Revisiting Intermediate Layer Distillation for Compressing Language Models: An Overfitting Perspective
Jongwoo Ko,
Seungjoon Park,
Minchan Jeong,
Sukjin Hong,
Euijai Ahn,
Du-Seong Chang,
Se-Young Yun
pip install -r requirements.txt
python download_glue_data.py
For BERT experiments, you have to prepare the teacher model and student model.
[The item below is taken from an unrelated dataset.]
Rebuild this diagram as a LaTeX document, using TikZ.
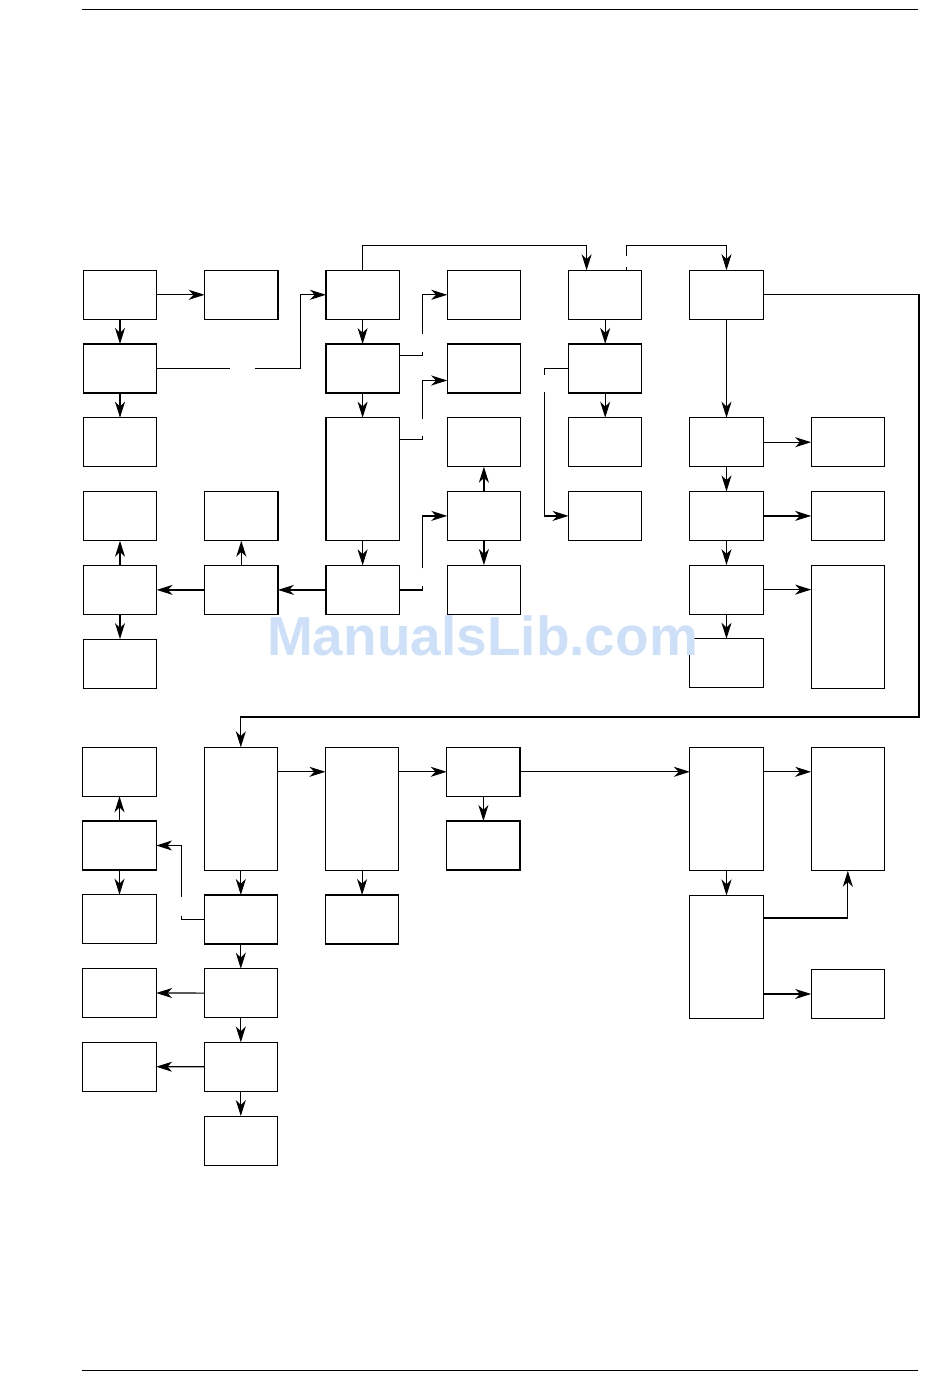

You have to download the teacher and student model from these link.
- BERT-base : https://storage.googleapis.com/bert_models/2020_02_20/uncased_L-12_H-768_A-12.zip
- BERT-small : https://storage.googleapis.com/bert_models/2020_02_20/uncased_L-6_H-768_A-12.zip
Then, you have to first fine-tune the teacher model, and then conducting ILD. You only need pytorch_model.bin and config.json.
bash run_ft_standard.sh ${task_name}
bash scripts/standard_glue_truncated_bert.sh 0 ${task_name}
bash scripts/standard_glue_truncated_bert.sh 1 ${task_name}
bash scripts/standard_glue_truncated_bert.sh 2 ${task_name}
bash scripts/standard_glue_truncated_bert.sh 3 ${task_name}